Our Approach to Coaching and Instructional Design
When it comes to our approach to coaching, we are especially influenced by the Columbia University coaching model. We help you understand and apply the principles and practices of Gospel-Driven Productivity using a proven methodology based on research. We take you through the phases of context, content, and conduct.
In our instructional design (courses, webinars, workshops, and so forth), we seek to keep in mind how adults learn and design our offerings in a way that aligns with those principles.
One of the most important tools for teaching in a way that helps adults truly learn the material is the O-R-I-D, which summarizes the learning cycle. The four stages are:
- Objective: the information you are presenting.
- Reflective: connecting the content to your experience.
- Interpretive: asking how this information sheds light on various issues.
- Decisional: determining what changes you will make in light of these insights.
It is important to take the participants through all four stages so that they can truly learn and remember the material. In contrast, many approaches simply take people through the first step, the Objective stage (the content), which reduces learning to mere information transfer. That is why so many attempts at teaching have limited results. Learning is about transformation, and all four stages of the ORID are essential.

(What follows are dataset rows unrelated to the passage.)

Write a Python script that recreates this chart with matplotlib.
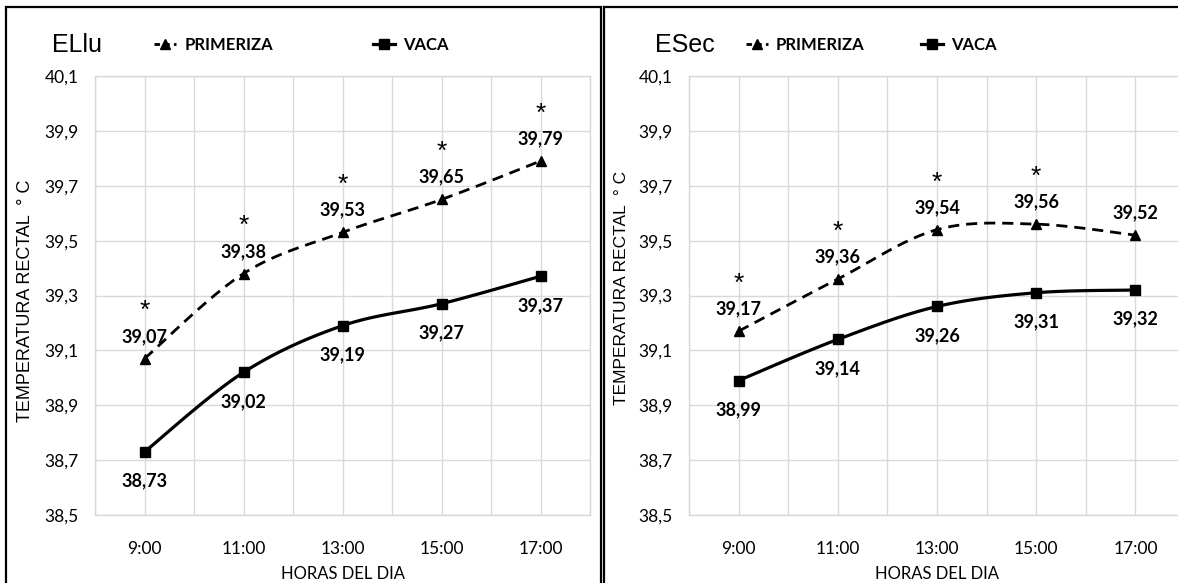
import numpy as np
import matplotlib
matplotlib.use('Agg')
import matplotlib.pyplot as plt
from matplotlib.ticker import MultipleLocator, FixedLocator, FuncFormatter
from matplotlib.lines import Line2D
from matplotlib.patches import Rectangle

horas = [9, 11, 13, 15, 17]
hora_labels = ['9:00', '11:00', '13:00', '15:00', '17:00']
y_ticks = [38.5, 38.7, 38.9, 39.1, 39.3, 39.5, 39.7, 39.9, 40.1]

# epoca lluviosa
ellu_primeriza = [39.07, 39.38, 39.53, 39.65, 39.79]
ellu_vaca = [38.73, 39.02, 39.19, 39.27, 39.37]
ellu_signif = [True, True, True, True, True]

# epoca seca
esec_primeriza = [39.17, 39.36, 39.54, 39.56, 39.52]
esec_vaca = [38.99, 39.14, 39.26, 39.31, 39.32]
esec_signif = [True, True, True, True, False]

NARROW = ['Lato', 'DejaVu Sans']
ARIAL = ['Liberation Sans', 'DejaVu Sans']
W, H = 1178, 583


def smooth(x, y, n=30):
    # bezier smoothing like the spreadsheet "smoothed line"
    pts = np.column_stack([np.asarray(x, float), np.asarray(y, float)])
    out = []
    t = np.linspace(0, 1, n)[:, None]
    for i in range(len(pts) - 1):
        p0 = pts[max(i - 1, 0)]
        p1 = pts[i]
        p2 = pts[i + 1]
        p3 = pts[min(i + 2, len(pts) - 1)]
        c1 = p1 + (p2 - p0) / 6
        c2 = p2 - (p3 - p1) / 6
        seg = (1 - t) ** 3 * p1 + 3 * (1 - t) ** 2 * t * c1 + 3 * (1 - t) * t ** 2 * c2 + t ** 3 * p2
        out.append(seg if i == 0 else seg[1:])
    seg = np.vstack(out)
    return seg[:, 0], seg[:, 1]


def comma(v, pos=None):
    return f"{v:.1f}".replace('.', ',')


def draw_panel(ax, prim, vaca, signif, leg_x, colspacing):
    dash = (0, (4, 2.5))
    xs, ys = smooth(horas, prim)
    ax.plot(xs, ys, color='black', lw=2, ls=dash, zorder=3)
    ax.plot(horas, prim, ls='none', marker='^', color='black', ms=7.5, zorder=4)
    xs, ys = smooth(horas, vaca)
    ax.plot(xs, ys, color='black', lw=2.3, zorder=3)
    ax.plot(horas, vaca, ls='none', marker='s', color='black', ms=6.5, zorder=4)

    for h, v, s in zip(horas, prim, signif):
        ax.annotate(f"{v:.2f}".replace('.', ','), (h, v), xytext=(0, 16),
                    textcoords='offset points', ha='center', va='center',
                    fontsize=13, fontweight='bold', family=NARROW)
        if s:
            ax.annotate('*', (h, v), xytext=(0, 29), textcoords='offset points',
                        ha='center', va='baseline', fontsize=19, family=ARIAL)
    for h, v in zip(horas, vaca):
        ax.annotate(f"{v:.2f}".replace('.', ','), (h, v), xytext=(0, -21),
                    textcoords='offset points', ha='center', va='center',
                    fontsize=13, fontweight='bold', family=NARROW)

    ax.set_xlim(8, 18)
    ax.set_ylim(38.5, 40.1)
    ax.xaxis.set_major_locator(FixedLocator(horas))
    ax.set_xticklabels(hora_labels)
    ax.xaxis.set_minor_locator(MultipleLocator(1))
    ax.yaxis.set_major_locator(FixedLocator(y_ticks))
    ax.yaxis.set_major_formatter(FuncFormatter(comma))
    ax.grid(True, which='both', axis='x', color='#d9d9d9', lw=1)
    ax.grid(True, which='major', axis='y', color='#d9d9d9', lw=1)
    ax.tick_params(which='both', length=0)
    ax.tick_params(axis='x', pad=19)
    ax.tick_params(axis='y', pad=12)
    for lab in ax.get_xticklabels() + ax.get_yticklabels():
        lab.set_fontfamily(NARROW)
        lab.set_fontsize(12.5)
    for sp in ax.spines.values():
        sp.set_color('#d9d9d9')
        sp.set_linewidth(1)

    ax.text(0.5, -0.135, 'HORAS DEL DIA', transform=ax.transAxes, ha='center',
            va='center', fontsize=12, family=NARROW)

    handles = [
        Line2D([], [], color='black', lw=2, ls=(0, (2, 1.5)), marker='^', ms=7.5),
        Line2D([], [], color='black', lw=2.3, marker='s', ms=6.5),
    ]
    ax.legend(handles, ['PRIMERIZA', 'VACA'], loc='center left',
              bbox_to_anchor=(leg_x, 1.07), ncol=2, frameon=False,
              prop={'family': NARROW, 'weight': 'bold', 'size': 12},
              handlelength=1.3, handletextpad=0.5, columnspacing=colspacing,
              borderpad=0, borderaxespad=0)


fig = plt.figure(figsize=(W / 100, H / 100), dpi=100)

ax1 = fig.add_axes([95 / W, 1 - 515 / H, 495 / W, 439 / H])
draw_panel(ax1, ellu_primeriza, ellu_vaca, ellu_signif, 0.12, 6.0)

ax2 = fig.add_axes([689 / W, 1 - 515 / H, 496 / W, 439 / H])
draw_panel(ax2, esec_primeriza, esec_vaca, esec_signif, 0.115, 3.4)

fig.text(52 / W, 1 - 45 / H, 'ELlu', fontsize=18, family=ARIAL, va='center')
fig.text(655 / W, 1 - 45 / H, 'ESec', fontsize=18, family=ARIAL, va='center')

fig.text(26 / W, 1 - 301 / H, 'TEMPERATURA RECTAL  ° C', rotation=90,
         ha='center', va='center', fontsize=13, family=ARIAL)
fig.text(621 / W, 1 - 288 / H, 'TEMPERATURA RECTAL  ° C', rotation=90,
         ha='center', va='center', fontsize=12.5, family=ARIAL)

# panel frames
fig.add_artist(Rectangle((6 / W, -0.05), 595 / W, 1.05 - 7 / H, transform=fig.transFigure,
                         fill=False, ec='black', lw=1.6))
fig.add_artist(Rectangle((604 / W, -0.05), 600 / W, 1.05 - 7 / H, transform=fig.transFigure,
                         fill=False, ec='black', lw=1.6))

fig.savefig('out.png', dpi=100)
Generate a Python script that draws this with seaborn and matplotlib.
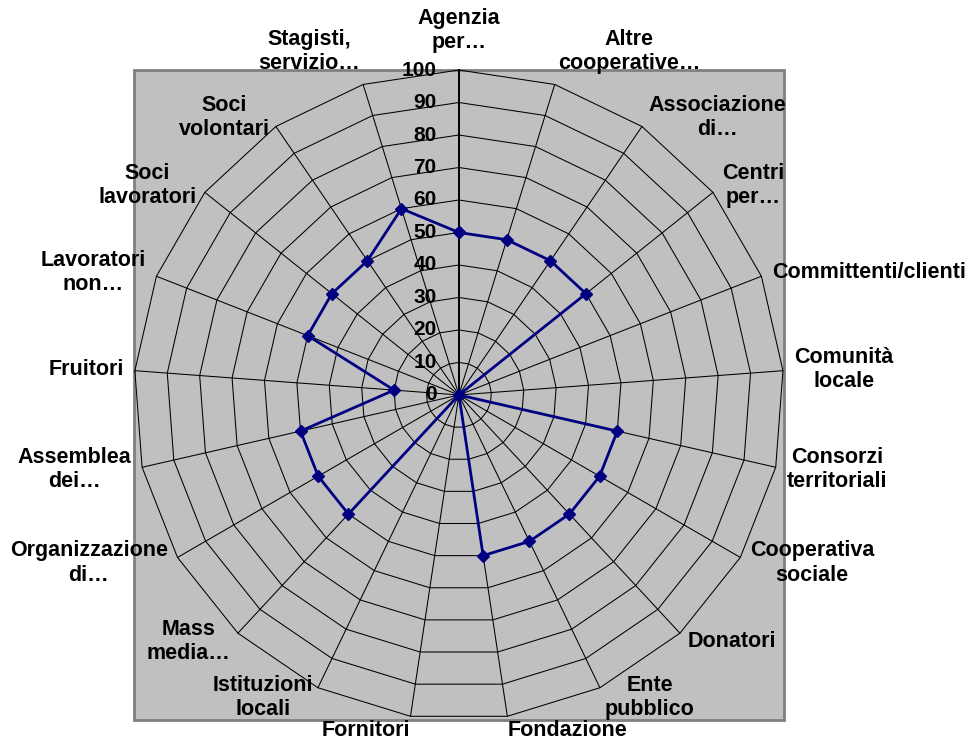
import numpy as np
import matplotlib
matplotlib.use("Agg")
import matplotlib.pyplot as plt
from matplotlib.patches import Rectangle
import seaborn as sns

# Categories (clockwise from the top) and their scores.
categories = [
    "Agenzia\nper…", "Altre\ncooperative…", "Associazione\ndi…", "Centri\nper…",
    "Committenti/clienti", "Comunità\nlocale", "Consorzi\nterritoriali",
    "Cooperativa\nsociale", "Donatori", "Ente\npubblico", "Fondazione",
    "Fornitori", "Istituzioni\nlocali", "Mass\nmedia…", "Organizzazione\ndi…",
    "Assemblea\ndei…", "Fruitori", "Lavoratori\nnon…", "Soci\nlavoratori",
    "Soci\nvolontari", "Stagisti,\nservizio…",
]
values = [50, 50, 50, 50, 0, 0, 50, 50, 50, 50, 50,
          0, 0, 50, 50, 50, 20, 50, 50, 50, 60]
ring_ticks = [0, 10, 20, 30, 40, 50, 60, 70, 80, 90, 100]

sns.set_style("white")
plt.rcParams['font.family'] = ['Liberation Sans', 'DejaVu Sans']
plt.rcParams['font.weight'] = 'bold'
plt.rcParams['text.color'] = 'black'

fig = plt.figure(figsize=(9.7, 7.42), dpi=100)
ax = fig.add_axes([0.1381, 0.0297, 0.670, 0.876], projection="polar")
ax.set_theta_zero_location("N")
ax.set_theta_direction(-1)
ax.set_ylim(0, 100)
ax.grid(False)
ax.set_xticks([])
ax.set_yticks([])
ax.spines["polar"].set_visible(False)
ax.patch.set_visible(False)

# Grey plot area (Excel style) behind everything.
ax.add_patch(Rectangle((0, 0), 1, 1, transform=ax.transAxes, facecolor="#C0C0C0",
                       edgecolor="#808080", linewidth=2, clip_on=False, zorder=0))

n = len(categories)
angles = np.linspace(0, 2 * np.pi, n, endpoint=False)
closed = np.append(angles, angles[0])

# Polygon rings and spokes.
for r in ring_ticks[1:]:
    ax.plot(closed, [r] * (n + 1), color="black", linewidth=0.75, zorder=1, clip_on=False)
for i, a in enumerate(angles):
    ax.plot([a, a], [0, 100], color="black", linewidth=1.4 if i == 0 else 0.75,
            zorder=1, clip_on=False)

# Data series.
vals = values + values[:1]
ax.plot(closed, vals, color="#000080", linewidth=2, marker="D", markersize=6,
        zorder=3, clip_on=False)

# Radial value labels along the top spoke.
for r in ring_ticks:
    ax.annotate(str(r), xy=(0, r), xytext=(-16, 0), textcoords="offset points",
                ha="right", va="center", fontsize=15, fontweight="bold", zorder=4)

# Category labels.
for a, lab in zip(angles, categories):
    s, c = np.sin(a), np.cos(a)
    ha = "left" if s > 0.05 else ("right" if s < -0.05 else "center")
    va = "bottom" if c > 0.9 else ("top" if c < -0.95 else "center")
    off = 12 if c > 0.99 else (3 if c < -0.95 else 8)
    ax.annotate(lab, xy=(a, 100), xytext=(off * s, off * c), textcoords="offset points",
                ha=ha, va=va, ma="center", fontsize=15.5, fontweight="bold",
                linespacing=1.2, annotation_clip=False)

fig.savefig("out.png", dpi=100, facecolor="white")
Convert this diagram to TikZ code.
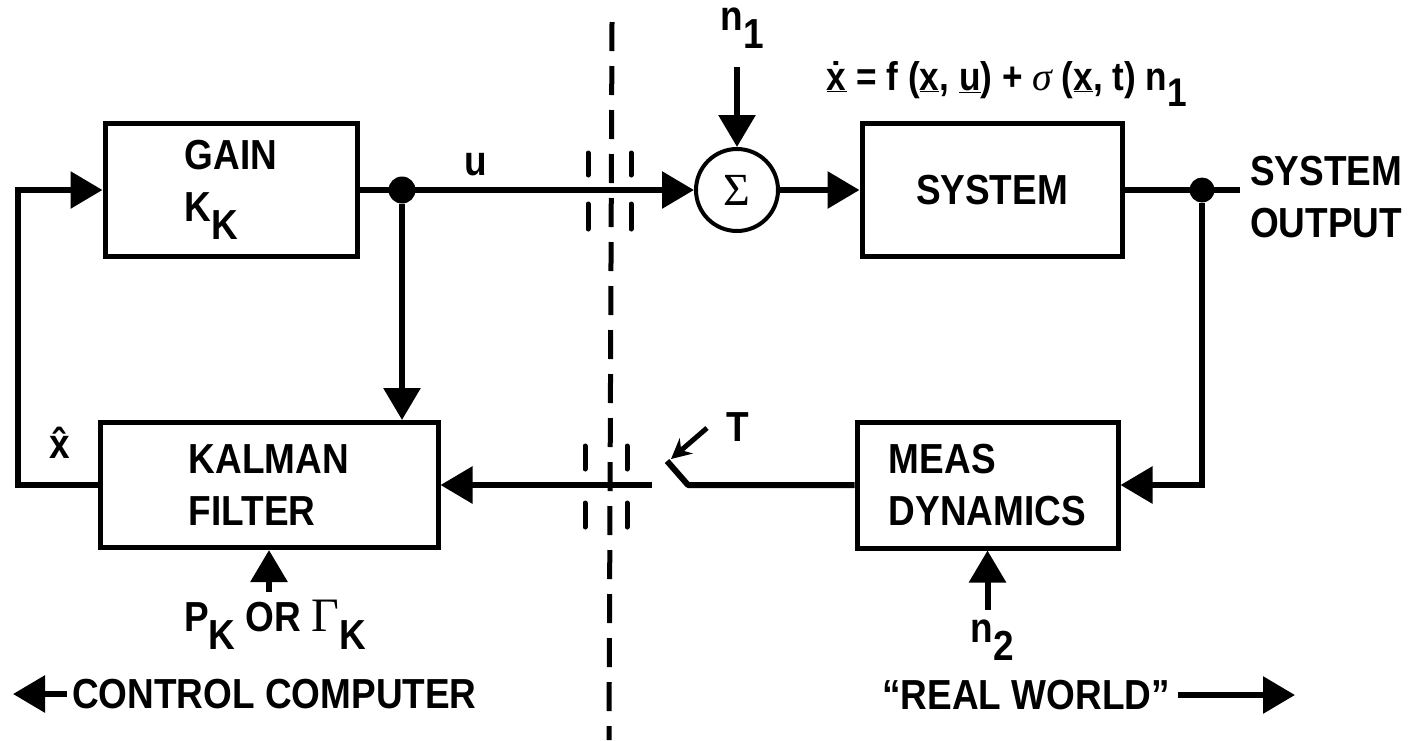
\documentclass[tikz,border=0pt]{standalone}
\usepackage{fontspec}
\setmainfont{Liberation Sans}[FakeStretch=0.88]
\newfontfamily\ser{Liberation Serif}
\usetikzlibrary{arrows.meta}
\newcommand\Lab{\fontsize{42}{52}\selectfont\bfseries}
\newcommand\Eqf{\fontsize{40}{44}\selectfont\bfseries}
\newcommand\lowr[1]{\raisebox{-0.42em}{#1}}
\begin{document}
\begin{tikzpicture}[x=1pt,y=-1pt,
  box/.style={draw, line width=5pt, inner sep=0pt, font=\Lab, align=left},
  conn/.style={line width=6pt},
  tick/.style={line width=5pt, line cap=round},
  lbl/.style={font=\Lab, inner sep=0pt},
  jdot/.style={circle, fill, inner sep=0pt},
  >={Triangle[length=32pt,width=36pt]}]
\useasboundingbox (0,0) rectangle (1410,740);
% blocks
\node[box, minimum width=252pt, minimum height=133pt] (gain) at (231,190) {GAIN\\K\lowr{K}};
\node[box, minimum width=260pt, minimum height=133pt] (sys) at (992,190) {SYSTEM};
\node[box, minimum width=338pt, minimum height=125pt] (kal) at (269,485) {KALMAN\\FILTER};
\node[box, minimum width=261pt, minimum height=126pt] (meas) at (987.5,485) {MEAS\\DYNAMICS};
\node[circle, draw, line width=4pt, minimum size=82pt, inner sep=0pt, font=\fontsize{46}{48}\selectfont\ser] (sum) at (737,190) {Σ};
\node[jdot, minimum size=27pt] (dotL) at (402,190) {};
\node[jdot, minimum size=25pt] (dotR) at (1202,190) {};
% labels
\node[lbl] (u) at (476,165) {u};
\node[lbl] (n1) at (742,28) {n\lowr{1}};
\node[font=\Eqf, inner sep=0pt] (eq) at (1007,84) {\underline{\.x} = f (\underline{x}, \underline{u}) + {\ser\itshape\mdseries σ} (\underline{x}, t) n\lowr{1}};
\node[lbl] (xhat) at (60,443) {\^x};
\node[lbl] (T) at (738,427) {T};
\node[lbl] (pk) at (275,625) {P\lowr{K} OR {\ser\mdseries\fontsize{48}{50}\selectfont Γ}\lowr{K}};
\node[lbl] (n2) at (992,640) {n\lowr{2}};
\node[lbl, align=left, anchor=west] (out) at (1250,197) {SYSTEM\\OUTPUT};
\node[font=\Lab, inner sep=5pt, anchor=west] (ctrl) at (67,694) {CONTROL COMPUTER};
\node[font=\Lab, inner sep=8pt, anchor=east] (real) at (1178,695) {“REAL WORLD”};
% helper coordinates
\coordinate (n1top) at (737,67);
\coordinate (fbx) at (18,300);
\coordinate (brk) at (652,485);
\coordinate (sw1) at (688,485);
\coordinate (sw2) at (667,461);
\coordinate (Tst) at (707,428);
\coordinate (Ten) at (671,459);
\coordinate (outEnd) at (1240,190);
\coordinate (pkS) at (269,592);
\coordinate (n2S) at (987.5,610);
\coordinate (ctrlTip) at (13,692);
\coordinate (realTip) at (1295,700);
\coordinate (dtop) at (612,22);
\coordinate (dbot) at (609,740);
% connectors
\draw[conn,->] (gain.east) -- (sum.west);
\draw[conn,->] (dotL) -- (dotL |- kal.north);
\draw[conn,->] (n1top) -- (sum.north);
\draw[conn,->] (sum.east) -- (sys.west);
\draw[conn] (sys.east) -- (outEnd);
\draw[conn,->] (dotR) |- (meas.east);
\draw[conn,line join=round] (meas.west) -- (sw1) -- (sw2);
\draw[conn,->] (brk) -- (kal.east);
\draw[conn,->] (kal.west) -| (fbx) |- (gain.west);
\draw[conn,->] (pkS) -- (kal.south);
\draw[conn,->] (n2S) -- (meas.south);
\draw[line width=5pt,-{Stealth[length=20pt,width=20pt]}] (Tst) -- (Ten);
\draw[conn,->] (ctrl.west) -- (ctrl.west -| ctrlTip);
\draw[conn,->] (real.east) -- (real.east -| realTip);
% boundary
\draw[line width=5pt, dash pattern=on 29pt off 15pt] (dtop) -- (dbot);
\foreach \xx in {588,631}{
  \draw[tick] (\xx,153) -- (\xx,175);
  \draw[tick] (\xx,204) -- (\xx,229);}
\foreach \xx in {585,627}{
  \draw[tick] (\xx,446) -- (\xx,469);
  \draw[tick] (\xx,503) -- (\xx,527);}
\end{tikzpicture}
\end{document}
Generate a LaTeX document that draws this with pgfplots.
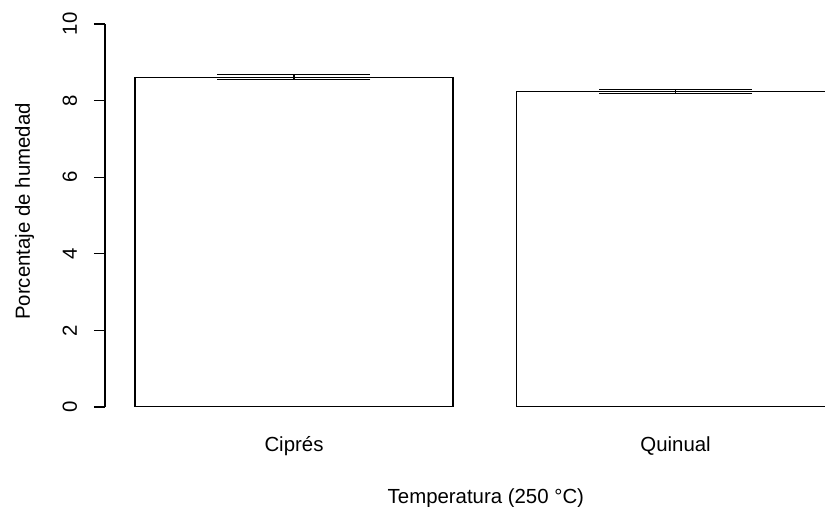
\documentclass[border=0pt]{standalone}
\usepackage{pgfplots}
\pgfplotsset{compat=1.18}
\usepackage{fontspec}
\setmainfont{Liberation Sans}
\begin{document}
\fontsize{10.2pt}{12pt}\selectfont
\begin{tikzpicture}
\begin{axis}[
  width=360pt, height=191.5pt, scale only axis,
  xmin=0.1057, xmax=2.3698, ymin=0, ymax=10,
  axis lines*=left,
  x axis line style={draw=none},
  y axis line style={line width=0.55pt, black},
  xtick={0.7,1.9}, xticklabels={Ciprés,Quinual},
  xtick style={draw=none},
  ytick={0,2,4,6,8,10},
  tick align=outside,
  major tick length=5.5pt,
  ytick style={line width=0.55pt, black},
  /pgf/number format/assume math mode=true,
  ticklabel style={font=\fontsize{10.2pt}{12pt}\selectfont},
  yticklabel style={rotate=90, anchor=base, inner sep=0pt},
  yticklabel shift=8.5pt,
  xticklabel style={anchor=base, inner sep=0pt},
  xticklabel shift=17pt,
  xlabel={Temperatura (250 °C)},
  ylabel={Porcentaje de humedad},
  label style={font=\fontsize{10.2pt}{12pt}\selectfont},
  xlabel style={at={(axis description cs:0.529,-0.2507)}, anchor=base, inner sep=0pt},
  ylabel style={at={(axis description cs:-0.1042,0.5104)}, anchor=base, inner sep=0pt, rotate=0},
  clip=true,
]
\addplot[ybar, bar width=1, fill=white, draw=black, line width=0.55pt,
  error bars/.cd, y dir=both, y explicit,
  error bar style={line width=0.6pt, black},
  error mark options={rotate=90, black, line width=0.6pt, mark size=38.25pt}]
  coordinates {(0.7,8.61) +- (0,0.065) (1.9,8.23) +- (0,0.05)};
\coordinate (bl) at (rel axis cs:0,0);
\coordinate (tr) at (rel axis cs:1,1);
\end{axis}
\pgfresetboundingbox
\path ([xshift=-52.5pt,yshift=-50pt]bl) rectangle ([yshift=12pt]tr);
\end{tikzpicture}
\end{document}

What Are the Results of Gospel-Driven Productivity?
As we are productive in a gospel-centered way—acting from love in a way that truly benefits the other person, whether they are a colleague, our boss, or the customer—the light of the gospel shines through our words and deeds. The result, according to Ephesians 5, is that people are served and some people will even come to faith.
And so there is a dual result of (and purpose to) GDP: people are served and the gospel advances. Best of all, these two goals are related, for it is through serving others effectively that the gospel advances.
How? Because serving others well in our work gives credibility to our profession of faith and shows people more clearly what God is like. When coupled with natural, appropriate, and winsome (as opposed to pushy and high-pressure) mentions of Christ and his work, these two things together—verbal testimony to Christ and actions that demonstrate his character, done not only in a volunteer capacity but in the very work of our jobs—are how God’s power works to bring more people to faith.